Dynamic changes in the cerebellar-interpositus/red-nucleus-motoneuron pathway during motor learning.

Understanding the role played by the cerebellum in the genesis and control of learned motor responses requires a precise knowledge of interdependent relationships between kinetic neural commands and the performance (kinematics) of the acquired movements. The eyelid motor system is a useful model for studying how simple motor responses are generated and performed. Here, we recorded the activity of interpositus, red nucleus, and/or facial motor neurons during classical eyeblink conditioning, using a delay paradigm. Experiments were carried out in behaving cats, and in conscious wild-type and (Purkinje cell devoid) Lurcher mice.
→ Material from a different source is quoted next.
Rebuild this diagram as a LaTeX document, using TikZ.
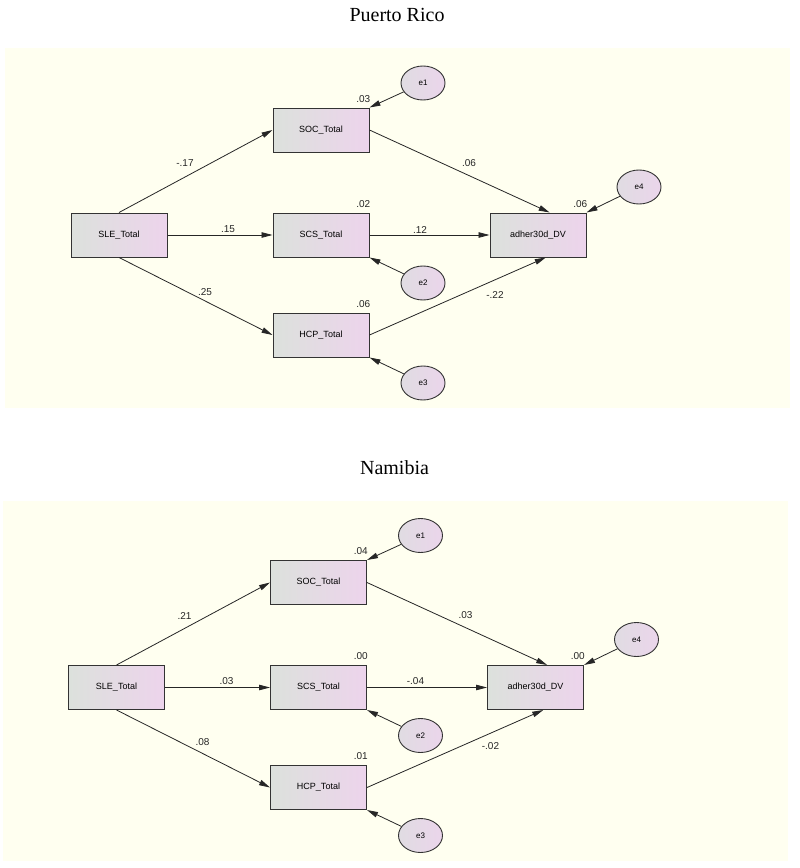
\documentclass[tikz,border=0pt]{standalone}
\usepackage{fontspec}
\setmainfont{Liberation Serif}
\setsansfont{Liberation Sans}
\usepackage{xcolor}
\definecolor{panelBg}{HTML}{FFFFF0}
\definecolor{boxGray}{HTML}{DCE1DC}
\definecolor{boxPink}{HTML}{EDD4EC}
\definecolor{errGray}{HTML}{E0DCE2}
\definecolor{errPink}{HTML}{EBD5EB}
\definecolor{lineDark}{HTML}{333333}
\usepackage{tikz}
\usetikzlibrary{
  arrows.meta,
  positioning,
  calc,
  shapes.geometric
}
\tikzset{
  obsbox/.style={
    draw=lineDark,
    line width=1pt,
    left color=boxGray,
    right color=boxPink,
    minimum width=96pt,
    minimum height=44pt,
    inner sep=2pt,
    font=\sffamily\fontsize{9}{10}\selectfont
  },
  errnode/.style={
    ellipse,
    draw=lineDark,
    line width=0.9pt,
    left color=errGray,
    right color=errPink,
    minimum width=44pt,
    minimum height=34pt,
    inner sep=0pt,
    font=\sffamily\fontsize{8}{9}\selectfont
  },
  patharrow/.style={
    -{Triangle[length=11pt,width=5.5pt]},
    line width=0.8pt,
    black!85
  },
  coeflabel/.style={font=\sffamily\fontsize{10}{11}\selectfont, inner sep=1pt, text=black!85},
  rsqlabel/.style={coeflabel, anchor=south east},
  paneltitle/.style={font=\fontsize{20}{24}\selectfont}
}

\begin{document}
\begin{tikzpicture}[x=1pt, y=-1pt]
  \useasboundingbox (0,0) rectangle (800,868);

  % Puerto Rico
  \begin{scope}
    \node[paneltitle] (pr-title) at (397,15) {Puerto Rico};
    \fill[panelBg] (5,48) rectangle (790,408);
    \node[obsbox] (pr-sle) at (119,235) {SLE\_Total};
    \node[obsbox, right=105pt of pr-sle] (pr-scs) {SCS\_Total};
    \node[obsbox, above=60pt of pr-scs] (pr-soc) {SOC\_Total};
    \node[obsbox, below=55pt of pr-scs] (pr-hcp) {HCP\_Total};
    \node[obsbox, right=120pt of pr-scs] (pr-adher) {adher30d\_DV};
    \node[errnode] (pr-e1) at (423,83) {e1};
    \node[errnode] (pr-e2) at (423,283) {e2};
    \node[errnode] (pr-e3) at (423,383) {e3};
    \node[errnode] (pr-e4) at (639,187) {e4};
    \draw[patharrow] (pr-sle.north) -- (pr-soc.west);
    \draw[patharrow] (pr-sle.east) -- (pr-scs.west);
    \draw[patharrow] (pr-sle.south) -- (pr-hcp.west);
    \draw[patharrow] (pr-soc.east) -- ($(pr-adher.north west)!0.62!(pr-adher.north east)$);
    \draw[patharrow] (pr-scs.east) -- (pr-adher.west);
    \draw[patharrow] (pr-hcp.east) -- ($(pr-adher.south west)!0.58!(pr-adher.south east)$);
    \draw[patharrow] (pr-e1) -- (pr-soc.north east);
    \draw[patharrow] (pr-e2) -- (pr-scs.south east);
    \draw[patharrow] (pr-e3) -- (pr-hcp.south east);
    \draw[patharrow] (pr-e4) -- (pr-adher.north east);
    \node[rsqlabel] (pr-r2soc) at ($(pr-soc.north east)+(2,-4)$) {.03};
    \node[rsqlabel] (pr-r2scs) at ($(pr-scs.north east)+(2,-4)$) {.02};
    \node[rsqlabel] (pr-r2hcp) at ($(pr-hcp.north east)+(2,-4)$) {.06};
    \node[rsqlabel] (pr-r2adher) at ($(pr-adher.north east)+(2,-4)$) {.06};
    \node[coeflabel] (pr-b1) at (185,163) {-.17};
    \node[coeflabel] (pr-b2) at (228,229) {.15};
    \node[coeflabel] (pr-b3) at (205,292) {.25};
    \node[coeflabel] (pr-b4) at (469,163) {.06};
    \node[coeflabel] (pr-b5) at (420,230) {.12};
    \node[coeflabel] (pr-b6) at (495,295) {-.22};
  \end{scope}

  % Namibia
  \begin{scope}[shift={(-2.5,452.5)}]
    \node[paneltitle] (na-title) at (397,15) {Namibia};
    \fill[panelBg] (5,48) rectangle (790,408);
    \node[obsbox] (na-sle) at (119,235) {SLE\_Total};
    \node[obsbox, right=105pt of na-sle] (na-scs) {SCS\_Total};
    \node[obsbox, above=60pt of na-scs] (na-soc) {SOC\_Total};
    \node[obsbox, below=55pt of na-scs] (na-hcp) {HCP\_Total};
    \node[obsbox, right=120pt of na-scs] (na-adher) {adher30d\_DV};
    \node[errnode] (na-e1) at (423,83) {e1};
    \node[errnode] (na-e2) at (423,283) {e2};
    \node[errnode] (na-e3) at (423,383) {e3};
    \node[errnode] (na-e4) at (639,187) {e4};
    \draw[patharrow] (na-sle.north) -- (na-soc.west);
    \draw[patharrow] (na-sle.east) -- (na-scs.west);
    \draw[patharrow] (na-sle.south) -- (na-hcp.west);
    \draw[patharrow] (na-soc.east) -- ($(na-adher.north west)!0.62!(na-adher.north east)$);
    \draw[patharrow] (na-scs.east) -- (na-adher.west);
    \draw[patharrow] (na-hcp.east) -- ($(na-adher.south west)!0.58!(na-adher.south east)$);
    \draw[patharrow] (na-e1) -- (na-soc.north east);
    \draw[patharrow] (na-e2) -- (na-scs.south east);
    \draw[patharrow] (na-e3) -- (na-hcp.south east);
    \draw[patharrow] (na-e4) -- (na-adher.north east);
    \node[rsqlabel] (na-r2soc) at ($(na-soc.north east)+(2,-4)$) {.04};
    \node[rsqlabel] (na-r2scs) at ($(na-scs.north east)+(2,-4)$) {.00};
    \node[rsqlabel] (na-r2hcp) at ($(na-hcp.north east)+(2,-4)$) {.01};
    \node[rsqlabel] (na-r2adher) at ($(na-adher.north east)+(2,-4)$) {.00};
    \node[coeflabel] (na-b1) at (187,163) {.21};
    \node[coeflabel] (na-b2) at (229,229) {.03};
    \node[coeflabel] (na-b3) at (205,290) {.08};
    \node[coeflabel] (na-b4) at (468,163) {.03};
    \node[coeflabel] (na-b5) at (418,229) {-.04};
    \node[coeflabel] (na-b6) at (493,294) {-.02};
  \end{scope}
\end{tikzpicture}
\end{document}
Kinetic variables were determined by recording the firing activities of identified neurons at the mentioned nuclei, whilst kinematic variables were selected from the electromyographic activity of the orbicularis oculi muscle and/or from eyelid position recorded during the conditioned-stimulus/unconditioned-stimulus interval. Whereas motoneurons encoded eyelid kinematics for acquired eyelid responses, interpositus, and red nucleus neurons did not directly encode eyelid performance, and the dynamic association between their neuronal activities was barely significant (from moderate to weak correlation, nonlinear coupling with high asymmetry, and neural firing activities that always lagged the beginning of the conditioned response). Nevertheless, interpositus and red nucleus neurons seem to play a modulating role in the dynamic control of this type of learned motor response, and present interesting adaptive properties in Lurcher mice. The analytical procedures proposed here could be very helpful in defining the functional state corresponding to each stage across the acquisition of new motor and cognitive abilities.